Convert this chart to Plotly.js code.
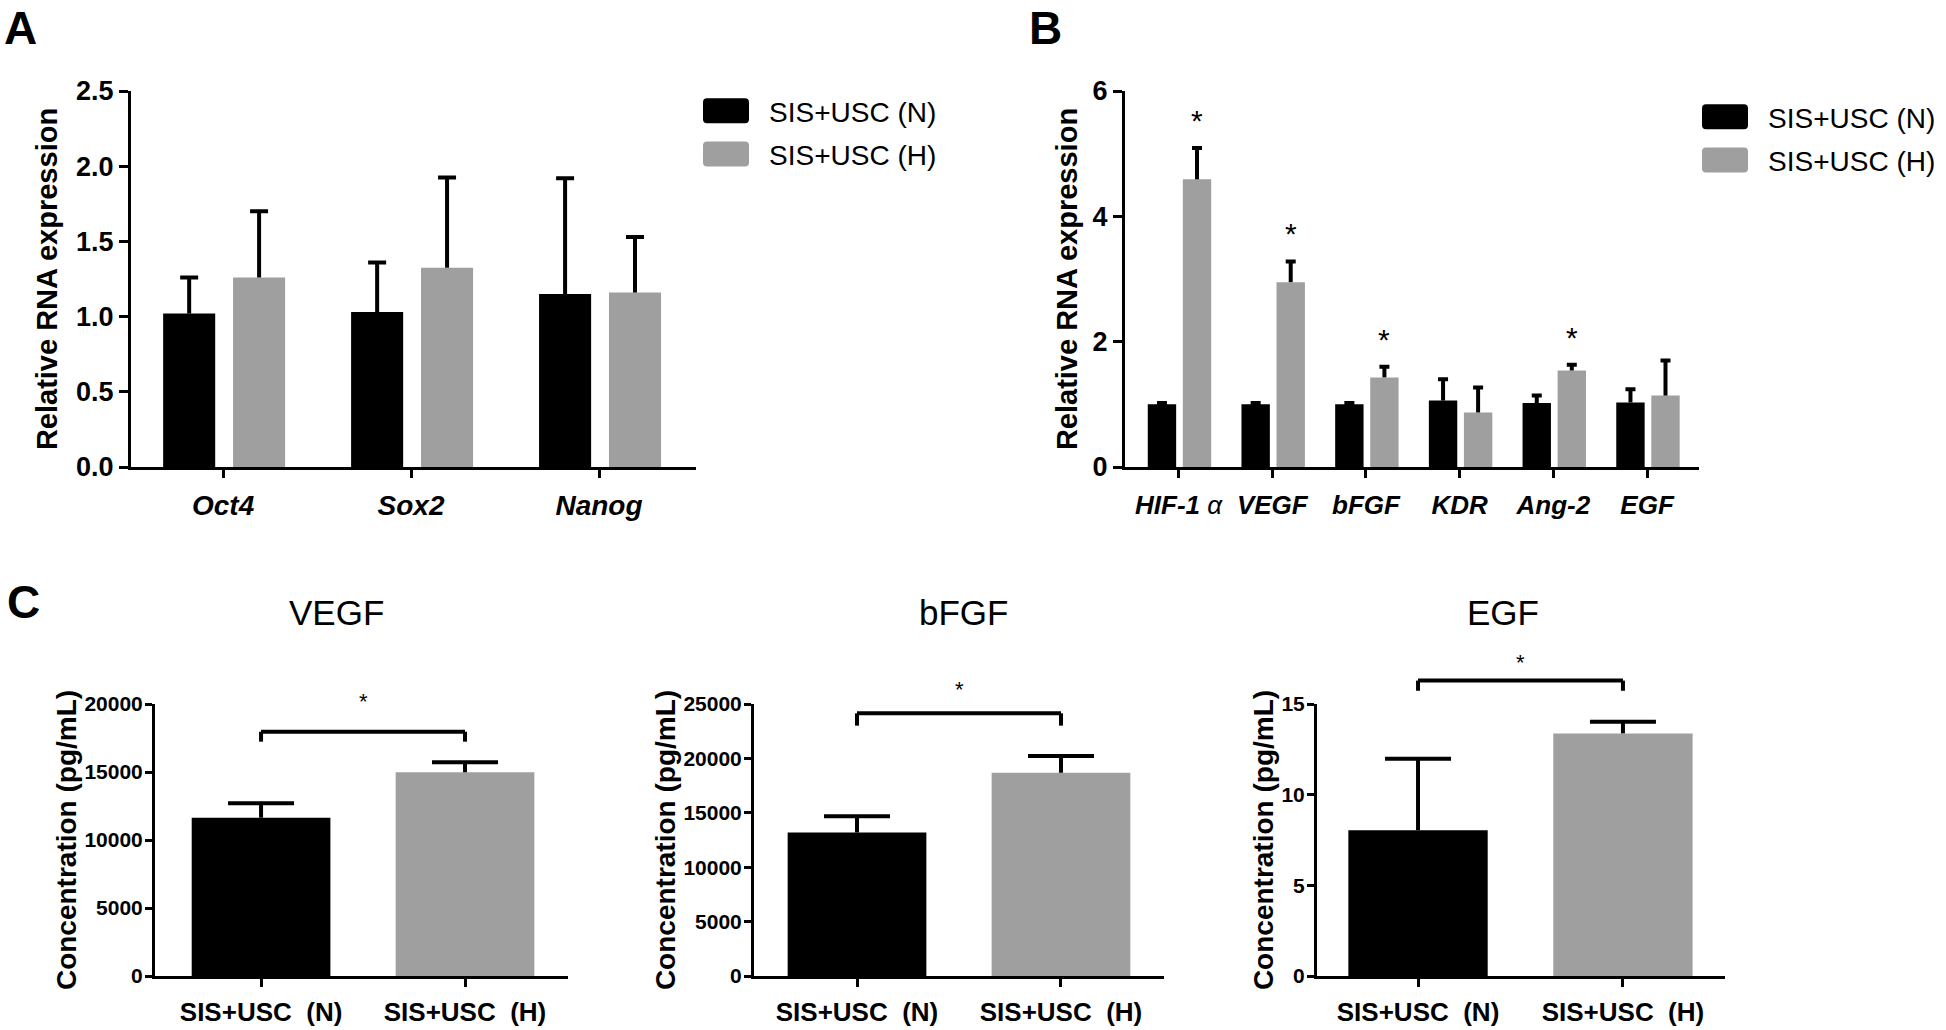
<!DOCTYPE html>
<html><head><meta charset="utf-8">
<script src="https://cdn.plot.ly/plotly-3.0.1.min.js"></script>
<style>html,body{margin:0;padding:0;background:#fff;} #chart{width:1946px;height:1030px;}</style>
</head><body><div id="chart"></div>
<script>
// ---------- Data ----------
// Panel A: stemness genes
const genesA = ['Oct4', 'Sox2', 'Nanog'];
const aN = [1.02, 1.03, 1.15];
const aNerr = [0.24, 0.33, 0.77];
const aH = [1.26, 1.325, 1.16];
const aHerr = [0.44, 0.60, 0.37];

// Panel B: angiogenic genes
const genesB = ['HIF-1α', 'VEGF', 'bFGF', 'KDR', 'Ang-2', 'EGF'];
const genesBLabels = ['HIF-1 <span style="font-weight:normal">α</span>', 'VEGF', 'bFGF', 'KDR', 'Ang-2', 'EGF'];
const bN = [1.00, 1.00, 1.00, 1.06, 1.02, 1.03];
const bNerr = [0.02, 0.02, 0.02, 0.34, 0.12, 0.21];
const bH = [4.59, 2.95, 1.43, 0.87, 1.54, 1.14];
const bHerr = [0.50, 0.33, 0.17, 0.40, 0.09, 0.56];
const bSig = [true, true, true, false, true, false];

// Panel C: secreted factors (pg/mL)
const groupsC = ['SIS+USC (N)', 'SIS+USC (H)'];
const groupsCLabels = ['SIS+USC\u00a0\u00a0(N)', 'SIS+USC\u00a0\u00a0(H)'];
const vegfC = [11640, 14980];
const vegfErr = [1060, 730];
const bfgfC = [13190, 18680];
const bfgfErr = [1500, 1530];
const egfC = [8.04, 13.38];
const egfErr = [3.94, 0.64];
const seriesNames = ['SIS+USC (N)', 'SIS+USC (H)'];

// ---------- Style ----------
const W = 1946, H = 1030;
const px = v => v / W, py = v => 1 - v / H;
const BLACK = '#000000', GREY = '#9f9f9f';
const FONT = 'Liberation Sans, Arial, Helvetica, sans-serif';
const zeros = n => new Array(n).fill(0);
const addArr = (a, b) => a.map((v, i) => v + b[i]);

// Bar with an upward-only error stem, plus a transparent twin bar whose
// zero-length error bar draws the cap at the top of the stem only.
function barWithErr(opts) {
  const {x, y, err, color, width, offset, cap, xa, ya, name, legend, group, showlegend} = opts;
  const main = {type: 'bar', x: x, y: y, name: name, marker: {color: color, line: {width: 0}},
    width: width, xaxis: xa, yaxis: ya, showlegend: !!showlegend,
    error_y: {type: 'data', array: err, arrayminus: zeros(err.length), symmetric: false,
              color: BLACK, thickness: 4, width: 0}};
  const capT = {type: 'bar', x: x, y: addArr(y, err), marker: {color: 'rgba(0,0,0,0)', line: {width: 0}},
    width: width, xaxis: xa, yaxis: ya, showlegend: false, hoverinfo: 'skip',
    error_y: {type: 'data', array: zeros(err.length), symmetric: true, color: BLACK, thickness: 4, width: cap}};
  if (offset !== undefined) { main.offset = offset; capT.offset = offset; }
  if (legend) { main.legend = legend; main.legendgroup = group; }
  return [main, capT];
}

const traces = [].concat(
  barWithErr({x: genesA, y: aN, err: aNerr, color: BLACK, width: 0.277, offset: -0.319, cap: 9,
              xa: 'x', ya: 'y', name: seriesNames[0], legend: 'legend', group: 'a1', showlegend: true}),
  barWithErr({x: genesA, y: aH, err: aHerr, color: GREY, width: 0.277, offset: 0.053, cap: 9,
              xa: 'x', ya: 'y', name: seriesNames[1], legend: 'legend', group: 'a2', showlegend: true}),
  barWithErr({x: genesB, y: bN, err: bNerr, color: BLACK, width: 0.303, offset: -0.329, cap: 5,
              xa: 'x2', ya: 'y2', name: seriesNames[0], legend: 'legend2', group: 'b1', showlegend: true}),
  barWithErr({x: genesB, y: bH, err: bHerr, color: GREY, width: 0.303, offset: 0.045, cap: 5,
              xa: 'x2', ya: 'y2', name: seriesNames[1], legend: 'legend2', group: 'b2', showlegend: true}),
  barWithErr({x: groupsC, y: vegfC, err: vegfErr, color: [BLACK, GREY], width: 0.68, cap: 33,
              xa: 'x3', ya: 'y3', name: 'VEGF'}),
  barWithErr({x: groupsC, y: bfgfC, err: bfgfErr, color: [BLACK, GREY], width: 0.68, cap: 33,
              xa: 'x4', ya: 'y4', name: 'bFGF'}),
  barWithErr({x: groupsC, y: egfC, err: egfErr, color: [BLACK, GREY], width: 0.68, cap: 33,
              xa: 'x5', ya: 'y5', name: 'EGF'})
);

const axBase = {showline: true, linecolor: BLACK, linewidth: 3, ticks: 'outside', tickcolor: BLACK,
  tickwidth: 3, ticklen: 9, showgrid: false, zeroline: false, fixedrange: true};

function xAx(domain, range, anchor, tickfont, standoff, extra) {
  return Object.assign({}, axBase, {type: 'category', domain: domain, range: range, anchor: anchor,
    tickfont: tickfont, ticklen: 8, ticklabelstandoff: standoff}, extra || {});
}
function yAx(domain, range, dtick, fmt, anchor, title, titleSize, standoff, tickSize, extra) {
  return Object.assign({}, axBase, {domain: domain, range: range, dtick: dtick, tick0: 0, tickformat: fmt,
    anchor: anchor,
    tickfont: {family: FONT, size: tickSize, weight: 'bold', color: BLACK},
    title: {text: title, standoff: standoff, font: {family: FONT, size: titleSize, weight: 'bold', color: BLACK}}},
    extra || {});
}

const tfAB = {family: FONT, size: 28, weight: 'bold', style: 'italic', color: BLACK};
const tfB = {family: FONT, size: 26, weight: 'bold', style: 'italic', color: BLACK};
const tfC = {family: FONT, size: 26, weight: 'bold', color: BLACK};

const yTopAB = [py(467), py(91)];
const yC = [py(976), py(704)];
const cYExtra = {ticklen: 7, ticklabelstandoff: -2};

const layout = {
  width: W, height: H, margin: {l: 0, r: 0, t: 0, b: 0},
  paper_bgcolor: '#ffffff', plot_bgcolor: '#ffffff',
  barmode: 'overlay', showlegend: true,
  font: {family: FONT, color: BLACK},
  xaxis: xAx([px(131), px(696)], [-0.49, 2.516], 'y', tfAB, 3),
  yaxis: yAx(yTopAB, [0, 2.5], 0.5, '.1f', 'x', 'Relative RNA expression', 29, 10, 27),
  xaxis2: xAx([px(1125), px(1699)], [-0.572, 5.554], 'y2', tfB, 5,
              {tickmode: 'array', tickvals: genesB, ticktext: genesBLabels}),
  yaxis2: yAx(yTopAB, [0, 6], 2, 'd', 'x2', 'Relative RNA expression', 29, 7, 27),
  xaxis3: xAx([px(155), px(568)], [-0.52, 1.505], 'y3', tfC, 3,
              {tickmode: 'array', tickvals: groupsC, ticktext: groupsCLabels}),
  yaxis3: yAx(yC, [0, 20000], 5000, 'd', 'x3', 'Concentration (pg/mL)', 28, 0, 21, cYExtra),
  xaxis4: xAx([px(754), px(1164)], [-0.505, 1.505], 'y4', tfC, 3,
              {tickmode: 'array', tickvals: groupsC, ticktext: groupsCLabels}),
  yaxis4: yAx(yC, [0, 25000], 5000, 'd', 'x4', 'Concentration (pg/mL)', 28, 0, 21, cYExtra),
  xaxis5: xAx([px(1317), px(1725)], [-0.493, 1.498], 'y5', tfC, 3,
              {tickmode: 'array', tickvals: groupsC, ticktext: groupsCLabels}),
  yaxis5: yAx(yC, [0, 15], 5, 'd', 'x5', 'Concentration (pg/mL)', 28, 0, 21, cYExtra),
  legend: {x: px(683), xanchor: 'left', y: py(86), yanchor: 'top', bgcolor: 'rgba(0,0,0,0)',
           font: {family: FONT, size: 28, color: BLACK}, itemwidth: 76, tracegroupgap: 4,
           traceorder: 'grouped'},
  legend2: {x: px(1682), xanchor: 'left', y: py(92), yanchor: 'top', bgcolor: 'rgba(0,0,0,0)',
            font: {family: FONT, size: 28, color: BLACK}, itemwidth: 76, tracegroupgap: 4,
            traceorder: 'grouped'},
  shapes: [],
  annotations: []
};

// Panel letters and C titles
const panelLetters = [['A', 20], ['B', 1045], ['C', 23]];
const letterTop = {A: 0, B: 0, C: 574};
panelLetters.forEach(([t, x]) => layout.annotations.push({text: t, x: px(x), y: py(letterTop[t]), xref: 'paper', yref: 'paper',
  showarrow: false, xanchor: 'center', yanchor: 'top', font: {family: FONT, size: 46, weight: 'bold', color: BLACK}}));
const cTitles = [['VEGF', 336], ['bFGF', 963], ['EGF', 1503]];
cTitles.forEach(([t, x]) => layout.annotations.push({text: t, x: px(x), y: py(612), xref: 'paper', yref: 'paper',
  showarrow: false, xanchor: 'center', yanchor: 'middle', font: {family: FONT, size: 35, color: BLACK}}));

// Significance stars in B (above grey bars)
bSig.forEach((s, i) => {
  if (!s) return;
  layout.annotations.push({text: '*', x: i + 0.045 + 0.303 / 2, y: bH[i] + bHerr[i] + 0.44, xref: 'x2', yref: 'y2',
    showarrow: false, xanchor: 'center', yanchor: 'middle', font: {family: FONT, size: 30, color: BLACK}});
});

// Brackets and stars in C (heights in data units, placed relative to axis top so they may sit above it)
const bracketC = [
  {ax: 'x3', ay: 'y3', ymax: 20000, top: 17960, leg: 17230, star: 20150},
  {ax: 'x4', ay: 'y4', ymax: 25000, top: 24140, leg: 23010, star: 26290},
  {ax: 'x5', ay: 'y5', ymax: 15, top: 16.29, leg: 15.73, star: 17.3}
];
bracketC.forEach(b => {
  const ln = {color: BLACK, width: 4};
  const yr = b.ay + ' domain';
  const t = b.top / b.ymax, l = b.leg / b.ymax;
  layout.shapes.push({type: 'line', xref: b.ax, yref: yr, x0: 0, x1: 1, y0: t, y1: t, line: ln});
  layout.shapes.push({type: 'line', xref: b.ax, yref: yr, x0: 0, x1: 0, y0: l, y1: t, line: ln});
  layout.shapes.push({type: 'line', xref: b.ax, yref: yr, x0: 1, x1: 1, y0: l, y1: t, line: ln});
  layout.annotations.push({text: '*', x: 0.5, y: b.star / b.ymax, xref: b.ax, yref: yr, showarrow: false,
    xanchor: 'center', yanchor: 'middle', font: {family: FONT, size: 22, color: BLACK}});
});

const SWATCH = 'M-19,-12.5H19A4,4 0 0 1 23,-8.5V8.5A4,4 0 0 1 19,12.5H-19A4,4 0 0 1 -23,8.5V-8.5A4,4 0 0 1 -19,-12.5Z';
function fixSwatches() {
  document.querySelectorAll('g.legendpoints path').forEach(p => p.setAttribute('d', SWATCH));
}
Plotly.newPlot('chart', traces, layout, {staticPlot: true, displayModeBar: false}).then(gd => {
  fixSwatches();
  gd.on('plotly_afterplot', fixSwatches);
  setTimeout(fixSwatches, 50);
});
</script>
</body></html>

☆ ☆ ☆ ☆ ☆ ☆ ☆

◆ **Directions**
Begin at the top of the material above and output each line exactly, stopping after the line that holds "const aHerr = [0.44, 0.60, 0.37];". Leave out pictures.

◆ **Response for this exercise**
Convert this chart to Plotly.js code.
<!DOCTYPE html>
<html><head><meta charset="utf-8">
<script src="https://cdn.plot.ly/plotly-3.0.1.min.js"></script>
<style>html,body{margin:0;padding:0;background:#fff;} #chart{width:1946px;height:1030px;}</style>
</head><body><div id="chart"></div>
<script>
// ---------- Data ----------
// Panel A: stemness genes
const genesA = ['Oct4', 'Sox2', 'Nanog'];
const aN = [1.02, 1.03, 1.15];
const aNerr = [0.24, 0.33, 0.77];
const aH = [1.26, 1.325, 1.16];
const aHerr = [0.44, 0.60, 0.37];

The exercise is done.